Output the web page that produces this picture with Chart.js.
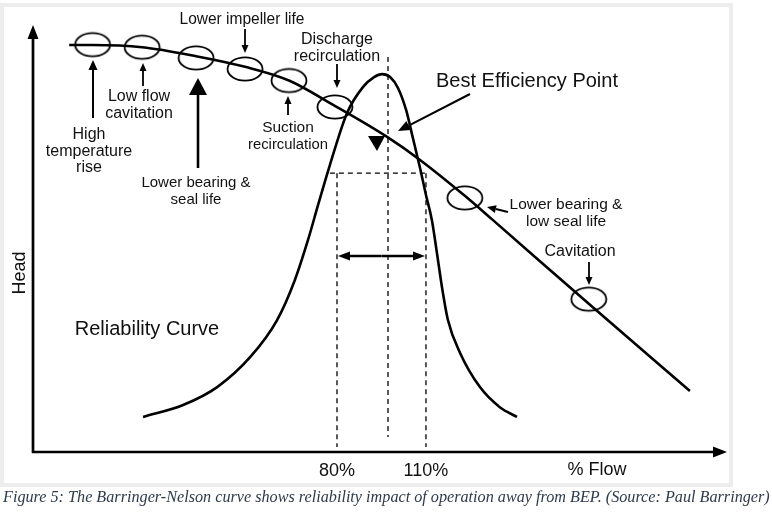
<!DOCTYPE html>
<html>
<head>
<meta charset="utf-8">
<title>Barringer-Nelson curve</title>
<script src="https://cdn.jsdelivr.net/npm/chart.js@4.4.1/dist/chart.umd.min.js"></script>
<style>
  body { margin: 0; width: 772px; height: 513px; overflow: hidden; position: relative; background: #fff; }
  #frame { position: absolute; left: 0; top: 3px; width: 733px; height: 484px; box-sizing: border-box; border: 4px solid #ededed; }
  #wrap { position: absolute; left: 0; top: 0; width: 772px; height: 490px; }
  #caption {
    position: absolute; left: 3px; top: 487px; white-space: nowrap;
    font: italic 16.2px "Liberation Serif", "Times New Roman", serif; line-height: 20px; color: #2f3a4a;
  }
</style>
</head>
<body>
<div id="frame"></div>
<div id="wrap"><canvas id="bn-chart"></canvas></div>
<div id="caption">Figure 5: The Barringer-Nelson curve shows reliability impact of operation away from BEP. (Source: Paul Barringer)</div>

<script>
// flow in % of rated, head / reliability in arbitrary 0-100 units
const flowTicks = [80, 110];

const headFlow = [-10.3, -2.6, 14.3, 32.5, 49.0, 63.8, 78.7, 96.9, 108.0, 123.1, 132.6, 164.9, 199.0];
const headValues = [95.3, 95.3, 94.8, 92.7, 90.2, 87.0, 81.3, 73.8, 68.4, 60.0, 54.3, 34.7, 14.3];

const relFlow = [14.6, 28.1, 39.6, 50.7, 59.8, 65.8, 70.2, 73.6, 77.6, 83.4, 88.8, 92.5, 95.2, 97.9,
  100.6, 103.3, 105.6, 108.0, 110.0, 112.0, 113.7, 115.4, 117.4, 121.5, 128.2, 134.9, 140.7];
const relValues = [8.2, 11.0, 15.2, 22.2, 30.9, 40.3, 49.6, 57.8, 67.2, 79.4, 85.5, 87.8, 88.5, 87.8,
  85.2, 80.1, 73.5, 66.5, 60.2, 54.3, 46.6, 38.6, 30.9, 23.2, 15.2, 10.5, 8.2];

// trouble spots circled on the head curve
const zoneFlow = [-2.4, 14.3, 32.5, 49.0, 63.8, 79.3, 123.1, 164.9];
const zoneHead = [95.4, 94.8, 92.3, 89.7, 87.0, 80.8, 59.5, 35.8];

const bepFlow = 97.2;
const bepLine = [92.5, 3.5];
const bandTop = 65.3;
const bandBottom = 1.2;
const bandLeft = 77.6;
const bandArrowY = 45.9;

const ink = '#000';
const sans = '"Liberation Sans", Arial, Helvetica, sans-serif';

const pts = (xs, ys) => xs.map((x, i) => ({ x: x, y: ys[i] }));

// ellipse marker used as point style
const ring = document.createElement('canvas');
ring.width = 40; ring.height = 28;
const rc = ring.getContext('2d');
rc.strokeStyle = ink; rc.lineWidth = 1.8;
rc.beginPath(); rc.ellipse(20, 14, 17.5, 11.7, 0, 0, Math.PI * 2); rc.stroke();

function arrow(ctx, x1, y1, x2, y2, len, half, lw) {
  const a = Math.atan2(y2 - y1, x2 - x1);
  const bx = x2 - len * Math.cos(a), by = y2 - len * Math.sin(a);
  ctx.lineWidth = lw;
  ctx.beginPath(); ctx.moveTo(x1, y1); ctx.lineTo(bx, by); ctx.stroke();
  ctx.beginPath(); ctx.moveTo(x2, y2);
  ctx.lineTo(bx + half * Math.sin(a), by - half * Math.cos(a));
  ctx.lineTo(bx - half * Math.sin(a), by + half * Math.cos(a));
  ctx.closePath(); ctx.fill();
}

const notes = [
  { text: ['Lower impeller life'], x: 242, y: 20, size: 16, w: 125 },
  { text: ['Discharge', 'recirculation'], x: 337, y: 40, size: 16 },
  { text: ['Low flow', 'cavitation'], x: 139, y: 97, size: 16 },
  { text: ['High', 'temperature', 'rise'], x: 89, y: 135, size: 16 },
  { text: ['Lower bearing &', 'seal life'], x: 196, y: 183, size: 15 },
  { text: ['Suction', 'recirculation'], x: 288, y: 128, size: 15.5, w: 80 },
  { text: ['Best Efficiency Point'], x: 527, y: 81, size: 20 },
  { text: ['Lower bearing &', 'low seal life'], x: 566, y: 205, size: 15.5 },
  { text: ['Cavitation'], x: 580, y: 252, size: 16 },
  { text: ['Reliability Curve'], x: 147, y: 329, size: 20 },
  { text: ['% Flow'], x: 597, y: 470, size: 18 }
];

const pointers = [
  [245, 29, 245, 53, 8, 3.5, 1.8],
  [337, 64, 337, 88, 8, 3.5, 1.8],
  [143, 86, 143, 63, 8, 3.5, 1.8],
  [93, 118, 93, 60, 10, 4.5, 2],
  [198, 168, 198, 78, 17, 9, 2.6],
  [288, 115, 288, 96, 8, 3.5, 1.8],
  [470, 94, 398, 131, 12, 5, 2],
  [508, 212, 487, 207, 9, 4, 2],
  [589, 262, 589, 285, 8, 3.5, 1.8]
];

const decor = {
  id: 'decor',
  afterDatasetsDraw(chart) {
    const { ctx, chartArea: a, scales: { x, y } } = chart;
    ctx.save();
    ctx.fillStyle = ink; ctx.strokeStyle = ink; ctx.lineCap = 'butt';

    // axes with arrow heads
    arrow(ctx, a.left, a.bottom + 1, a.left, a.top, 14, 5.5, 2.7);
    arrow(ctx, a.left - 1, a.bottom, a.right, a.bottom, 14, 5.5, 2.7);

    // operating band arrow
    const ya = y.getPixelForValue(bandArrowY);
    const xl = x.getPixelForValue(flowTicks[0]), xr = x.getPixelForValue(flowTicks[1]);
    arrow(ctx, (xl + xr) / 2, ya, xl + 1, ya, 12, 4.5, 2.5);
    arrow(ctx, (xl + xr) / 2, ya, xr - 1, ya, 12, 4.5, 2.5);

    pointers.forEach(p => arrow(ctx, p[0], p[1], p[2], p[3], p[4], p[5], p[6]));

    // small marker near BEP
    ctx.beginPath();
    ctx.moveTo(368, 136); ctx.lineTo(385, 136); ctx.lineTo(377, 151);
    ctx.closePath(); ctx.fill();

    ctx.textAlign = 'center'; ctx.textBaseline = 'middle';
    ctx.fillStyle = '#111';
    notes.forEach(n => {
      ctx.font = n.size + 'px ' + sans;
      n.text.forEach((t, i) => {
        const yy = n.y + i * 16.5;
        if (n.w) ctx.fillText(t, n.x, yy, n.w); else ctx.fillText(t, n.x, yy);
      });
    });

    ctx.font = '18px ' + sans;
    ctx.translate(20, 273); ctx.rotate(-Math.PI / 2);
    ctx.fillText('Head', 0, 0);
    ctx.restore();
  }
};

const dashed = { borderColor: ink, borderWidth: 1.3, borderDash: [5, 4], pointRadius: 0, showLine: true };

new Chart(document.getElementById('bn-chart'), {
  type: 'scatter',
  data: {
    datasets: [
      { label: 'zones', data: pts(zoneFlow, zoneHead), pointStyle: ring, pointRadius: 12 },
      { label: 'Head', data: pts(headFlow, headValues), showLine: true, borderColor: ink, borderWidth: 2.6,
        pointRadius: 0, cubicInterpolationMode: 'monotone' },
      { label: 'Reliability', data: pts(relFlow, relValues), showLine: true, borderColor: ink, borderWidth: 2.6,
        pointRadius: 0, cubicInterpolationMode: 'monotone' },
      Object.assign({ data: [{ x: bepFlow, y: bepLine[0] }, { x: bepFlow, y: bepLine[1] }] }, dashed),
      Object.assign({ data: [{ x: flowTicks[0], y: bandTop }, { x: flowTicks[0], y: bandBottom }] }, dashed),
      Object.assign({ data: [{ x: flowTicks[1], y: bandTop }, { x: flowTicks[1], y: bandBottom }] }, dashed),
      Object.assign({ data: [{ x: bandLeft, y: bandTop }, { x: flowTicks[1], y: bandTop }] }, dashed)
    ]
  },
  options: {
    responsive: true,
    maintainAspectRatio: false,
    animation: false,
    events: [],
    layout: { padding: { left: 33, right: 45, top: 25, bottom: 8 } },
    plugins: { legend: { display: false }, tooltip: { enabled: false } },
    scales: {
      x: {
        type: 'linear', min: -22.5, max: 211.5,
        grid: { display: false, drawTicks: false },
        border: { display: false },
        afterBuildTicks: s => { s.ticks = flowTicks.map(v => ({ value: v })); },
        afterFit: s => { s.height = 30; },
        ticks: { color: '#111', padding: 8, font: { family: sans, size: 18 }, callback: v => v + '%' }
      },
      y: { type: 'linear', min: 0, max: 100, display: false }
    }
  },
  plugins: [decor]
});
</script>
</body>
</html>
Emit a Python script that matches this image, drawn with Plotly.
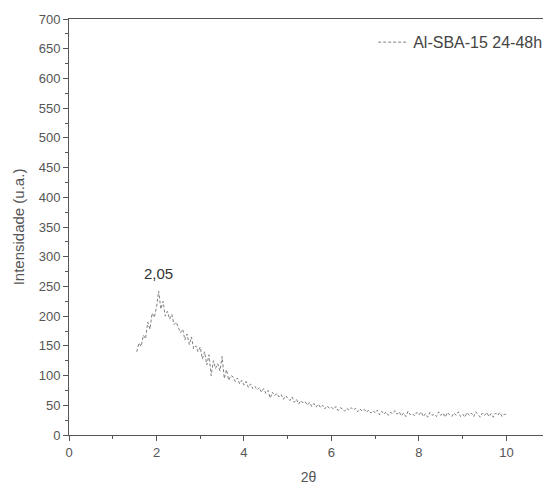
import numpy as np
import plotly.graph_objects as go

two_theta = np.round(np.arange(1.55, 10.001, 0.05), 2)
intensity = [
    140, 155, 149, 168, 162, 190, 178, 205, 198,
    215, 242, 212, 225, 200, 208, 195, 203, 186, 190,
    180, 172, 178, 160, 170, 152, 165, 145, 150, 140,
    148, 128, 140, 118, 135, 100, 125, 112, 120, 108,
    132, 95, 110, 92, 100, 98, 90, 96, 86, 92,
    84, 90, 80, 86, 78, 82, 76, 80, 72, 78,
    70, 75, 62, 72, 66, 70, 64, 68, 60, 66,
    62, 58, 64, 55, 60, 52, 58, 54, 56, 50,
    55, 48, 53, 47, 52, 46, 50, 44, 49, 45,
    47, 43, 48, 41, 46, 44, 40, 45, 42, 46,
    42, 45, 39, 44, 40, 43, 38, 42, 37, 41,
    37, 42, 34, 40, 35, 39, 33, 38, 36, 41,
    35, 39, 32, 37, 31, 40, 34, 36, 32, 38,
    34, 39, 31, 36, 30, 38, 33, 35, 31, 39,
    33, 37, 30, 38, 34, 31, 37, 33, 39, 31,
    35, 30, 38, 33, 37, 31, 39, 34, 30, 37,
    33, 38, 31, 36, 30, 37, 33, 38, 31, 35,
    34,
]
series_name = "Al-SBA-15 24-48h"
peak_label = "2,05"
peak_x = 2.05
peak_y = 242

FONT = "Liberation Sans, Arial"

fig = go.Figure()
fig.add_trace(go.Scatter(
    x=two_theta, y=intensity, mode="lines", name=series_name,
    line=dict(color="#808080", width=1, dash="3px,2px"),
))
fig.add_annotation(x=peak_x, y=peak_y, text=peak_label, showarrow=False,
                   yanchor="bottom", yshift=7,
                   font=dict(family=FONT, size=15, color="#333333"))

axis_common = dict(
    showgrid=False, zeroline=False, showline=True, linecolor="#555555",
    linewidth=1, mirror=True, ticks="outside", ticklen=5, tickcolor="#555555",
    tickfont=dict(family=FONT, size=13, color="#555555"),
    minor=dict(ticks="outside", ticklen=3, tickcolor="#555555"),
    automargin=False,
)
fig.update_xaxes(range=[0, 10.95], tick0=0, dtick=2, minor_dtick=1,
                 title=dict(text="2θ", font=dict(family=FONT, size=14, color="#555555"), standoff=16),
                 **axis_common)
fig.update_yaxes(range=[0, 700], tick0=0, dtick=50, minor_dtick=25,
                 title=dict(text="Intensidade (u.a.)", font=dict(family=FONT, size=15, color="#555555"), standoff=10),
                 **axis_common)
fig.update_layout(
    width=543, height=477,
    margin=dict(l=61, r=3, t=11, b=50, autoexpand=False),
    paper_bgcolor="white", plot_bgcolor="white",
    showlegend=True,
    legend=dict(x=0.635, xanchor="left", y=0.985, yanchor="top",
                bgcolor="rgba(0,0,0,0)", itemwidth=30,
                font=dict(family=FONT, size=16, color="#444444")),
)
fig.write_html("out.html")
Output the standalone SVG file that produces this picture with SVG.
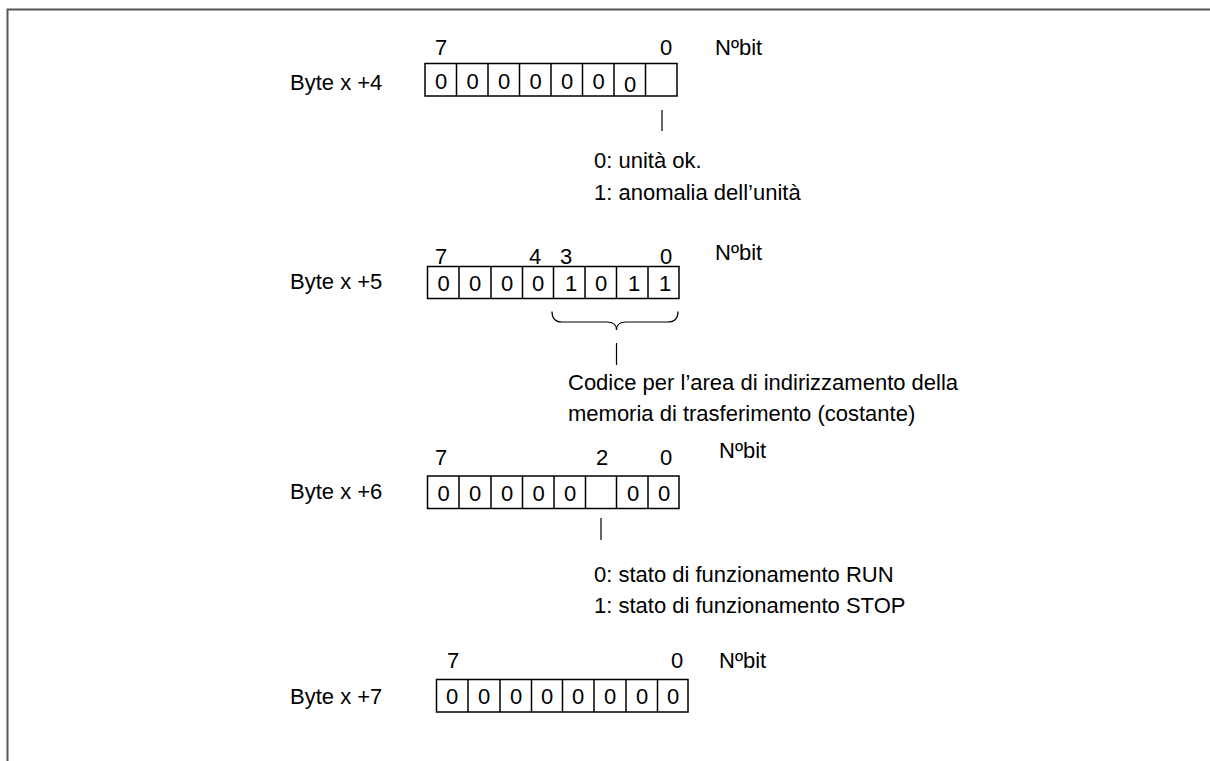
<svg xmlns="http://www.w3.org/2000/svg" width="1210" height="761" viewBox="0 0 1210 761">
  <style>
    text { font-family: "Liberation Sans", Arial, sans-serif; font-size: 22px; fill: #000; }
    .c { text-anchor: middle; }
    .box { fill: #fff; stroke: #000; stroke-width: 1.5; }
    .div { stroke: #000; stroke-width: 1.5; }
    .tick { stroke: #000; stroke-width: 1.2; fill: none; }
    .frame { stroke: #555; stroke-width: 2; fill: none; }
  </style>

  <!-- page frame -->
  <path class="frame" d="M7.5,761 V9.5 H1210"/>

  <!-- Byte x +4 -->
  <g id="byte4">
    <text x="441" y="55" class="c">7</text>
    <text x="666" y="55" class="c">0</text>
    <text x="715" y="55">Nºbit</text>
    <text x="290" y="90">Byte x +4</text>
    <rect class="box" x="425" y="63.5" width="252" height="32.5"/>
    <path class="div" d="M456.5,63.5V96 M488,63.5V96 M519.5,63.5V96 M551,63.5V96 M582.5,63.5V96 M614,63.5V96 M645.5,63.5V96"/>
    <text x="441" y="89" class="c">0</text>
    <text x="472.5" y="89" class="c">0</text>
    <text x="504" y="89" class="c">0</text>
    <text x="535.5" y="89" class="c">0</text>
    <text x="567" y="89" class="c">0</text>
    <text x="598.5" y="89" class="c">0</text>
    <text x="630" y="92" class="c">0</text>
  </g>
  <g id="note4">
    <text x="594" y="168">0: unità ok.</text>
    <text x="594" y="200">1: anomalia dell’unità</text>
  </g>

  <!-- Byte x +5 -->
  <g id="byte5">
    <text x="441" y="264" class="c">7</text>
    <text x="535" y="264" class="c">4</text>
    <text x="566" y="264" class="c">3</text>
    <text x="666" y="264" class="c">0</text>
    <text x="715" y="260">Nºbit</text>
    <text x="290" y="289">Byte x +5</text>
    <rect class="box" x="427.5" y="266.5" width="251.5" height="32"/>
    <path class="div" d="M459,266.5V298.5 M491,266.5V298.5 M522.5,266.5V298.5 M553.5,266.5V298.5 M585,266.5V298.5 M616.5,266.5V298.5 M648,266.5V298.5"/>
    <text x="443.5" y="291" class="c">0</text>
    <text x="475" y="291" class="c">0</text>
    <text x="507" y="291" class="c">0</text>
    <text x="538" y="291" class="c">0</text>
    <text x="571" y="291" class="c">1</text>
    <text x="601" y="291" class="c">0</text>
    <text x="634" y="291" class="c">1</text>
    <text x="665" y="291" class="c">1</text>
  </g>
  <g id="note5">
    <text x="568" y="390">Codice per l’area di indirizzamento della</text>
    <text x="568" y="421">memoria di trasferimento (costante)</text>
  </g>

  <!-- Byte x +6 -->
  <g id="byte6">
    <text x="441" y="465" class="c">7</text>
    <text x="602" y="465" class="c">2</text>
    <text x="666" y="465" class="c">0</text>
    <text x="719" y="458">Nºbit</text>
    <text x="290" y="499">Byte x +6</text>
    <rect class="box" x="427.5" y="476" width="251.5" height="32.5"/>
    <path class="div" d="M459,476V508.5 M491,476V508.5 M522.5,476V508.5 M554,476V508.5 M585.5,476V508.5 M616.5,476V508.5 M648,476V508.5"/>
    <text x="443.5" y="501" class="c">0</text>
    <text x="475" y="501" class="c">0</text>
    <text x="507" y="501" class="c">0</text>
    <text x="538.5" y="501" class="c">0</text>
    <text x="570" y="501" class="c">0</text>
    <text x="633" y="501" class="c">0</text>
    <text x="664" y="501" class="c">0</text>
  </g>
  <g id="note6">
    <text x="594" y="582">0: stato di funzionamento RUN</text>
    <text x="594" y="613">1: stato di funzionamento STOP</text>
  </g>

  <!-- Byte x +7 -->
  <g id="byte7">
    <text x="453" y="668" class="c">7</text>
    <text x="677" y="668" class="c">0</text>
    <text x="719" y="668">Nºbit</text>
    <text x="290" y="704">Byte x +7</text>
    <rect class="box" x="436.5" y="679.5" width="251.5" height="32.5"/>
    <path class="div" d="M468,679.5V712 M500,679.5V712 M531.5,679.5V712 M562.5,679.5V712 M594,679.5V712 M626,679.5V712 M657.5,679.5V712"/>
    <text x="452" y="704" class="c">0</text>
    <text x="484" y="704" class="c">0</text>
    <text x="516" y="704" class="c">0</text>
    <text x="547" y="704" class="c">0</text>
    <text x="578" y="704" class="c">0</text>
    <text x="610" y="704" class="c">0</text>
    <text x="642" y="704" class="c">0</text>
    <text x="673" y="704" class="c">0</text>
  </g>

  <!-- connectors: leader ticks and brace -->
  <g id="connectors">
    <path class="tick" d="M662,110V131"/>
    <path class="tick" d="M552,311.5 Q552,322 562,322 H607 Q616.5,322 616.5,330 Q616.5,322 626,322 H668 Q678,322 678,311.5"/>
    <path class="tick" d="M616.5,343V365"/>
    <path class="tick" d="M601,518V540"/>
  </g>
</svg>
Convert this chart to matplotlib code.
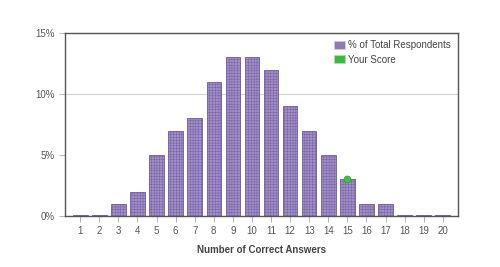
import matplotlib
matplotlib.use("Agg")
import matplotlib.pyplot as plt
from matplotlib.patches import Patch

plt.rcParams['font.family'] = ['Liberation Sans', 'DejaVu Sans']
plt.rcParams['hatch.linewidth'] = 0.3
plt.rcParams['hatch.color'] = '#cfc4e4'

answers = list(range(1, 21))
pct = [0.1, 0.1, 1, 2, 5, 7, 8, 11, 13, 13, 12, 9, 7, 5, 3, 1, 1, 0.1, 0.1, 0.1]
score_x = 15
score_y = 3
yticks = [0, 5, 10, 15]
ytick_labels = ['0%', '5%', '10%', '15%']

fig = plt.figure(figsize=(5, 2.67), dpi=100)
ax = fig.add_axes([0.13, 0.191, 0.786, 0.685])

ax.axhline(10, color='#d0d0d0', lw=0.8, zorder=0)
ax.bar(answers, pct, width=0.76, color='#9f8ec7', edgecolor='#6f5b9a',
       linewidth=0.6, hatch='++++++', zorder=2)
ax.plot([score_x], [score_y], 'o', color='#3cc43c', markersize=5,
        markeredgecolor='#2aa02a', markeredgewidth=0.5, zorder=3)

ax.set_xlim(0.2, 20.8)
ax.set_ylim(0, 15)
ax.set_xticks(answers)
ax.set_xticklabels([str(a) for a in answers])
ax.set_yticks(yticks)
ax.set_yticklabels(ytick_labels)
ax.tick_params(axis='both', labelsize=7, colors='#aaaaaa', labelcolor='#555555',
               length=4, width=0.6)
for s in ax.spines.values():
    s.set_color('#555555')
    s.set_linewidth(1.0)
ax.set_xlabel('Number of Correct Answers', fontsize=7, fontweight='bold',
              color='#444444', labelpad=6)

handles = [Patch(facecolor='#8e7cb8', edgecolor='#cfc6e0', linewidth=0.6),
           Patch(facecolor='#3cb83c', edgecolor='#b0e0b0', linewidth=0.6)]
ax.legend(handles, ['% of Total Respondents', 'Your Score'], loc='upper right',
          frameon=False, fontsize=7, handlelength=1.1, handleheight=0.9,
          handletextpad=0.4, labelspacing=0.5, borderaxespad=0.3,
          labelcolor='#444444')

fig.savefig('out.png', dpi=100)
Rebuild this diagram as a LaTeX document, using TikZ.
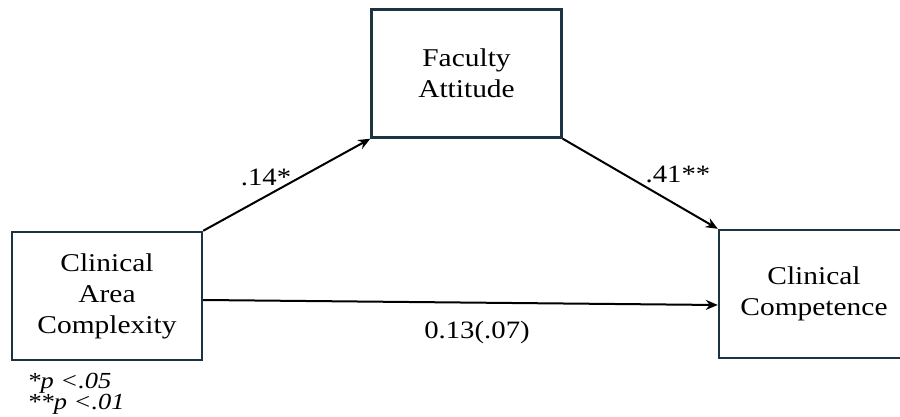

#####

#### [Required task]
Repeat exactly the lines from the one holding "Convert this chart to matplotlib code." through the last line of the entries, both included; the pictures do not belong in the copy.

#### [Reply to the task]
Convert this chart to matplotlib code.
import matplotlib
matplotlib.use("Agg")
import matplotlib.pyplot as plt
from matplotlib.patches import Patch

plt.rcParams['font.family'] = ['Liberation Sans', 'DejaVu Sans']
plt.rcParams['hatch.linewidth'] = 0.3
plt.rcParams['hatch.color'] = '#cfc4e4'

answers = list(range(1, 21))
pct = [0.1, 0.1, 1, 2, 5, 7, 8, 11, 13, 13, 12, 9, 7, 5, 3, 1, 1, 0.1, 0.1, 0.1]
score_x = 15
score_y = 3
yticks = [0, 5, 10, 15]
ytick_labels = ['0%', '5%', '10%', '15%']

fig = plt.figure(figsize=(5, 2.67), dpi=100)
ax = fig.add_axes([0.13, 0.191, 0.786, 0.685])

ax.axhline(10, color='#d0d0d0', lw=0.8, zorder=0)
ax.bar(answers, pct, width=0.76, color='#9f8ec7', edgecolor='#6f5b9a',
       linewidth=0.6, hatch='++++++', zorder=2)
ax.plot([score_x], [score_y], 'o', color='#3cc43c', markersize=5,
        markeredgecolor='#2aa02a', markeredgewidth=0.5, zorder=3)

ax.set_xlim(0.2, 20.8)
ax.set_ylim(0, 15)
ax.set_xticks(answers)
ax.set_xticklabels([str(a) for a in answers])
ax.set_yticks(yticks)
ax.set_yticklabels(ytick_labels)
ax.tick_params(axis='both', labelsize=7, colors='#aaaaaa', labelcolor='#555555',
               length=4, width=0.6)
for s in ax.spines.values():
    s.set_color('#555555')
    s.set_linewidth(1.0)
ax.set_xlabel('Number of Correct Answers', fontsize=7, fontweight='bold',
              color='#444444', labelpad=6)

handles = [Patch(facecolor='#8e7cb8', edgecolor='#cfc6e0', linewidth=0.6),
           Patch(facecolor='#3cb83c', edgecolor='#b0e0b0', linewidth=0.6)]
ax.legend(handles, ['% of Total Respondents', 'Your Score'], loc='upper right',
          frameon=False, fontsize=7, handlelength=1.1, handleheight=0.9,
          handletextpad=0.4, labelspacing=0.5, borderaxespad=0.3,
          labelcolor='#444444')

fig.savefig('out.png', dpi=100)
Rebuild this diagram as a LaTeX document, using TikZ.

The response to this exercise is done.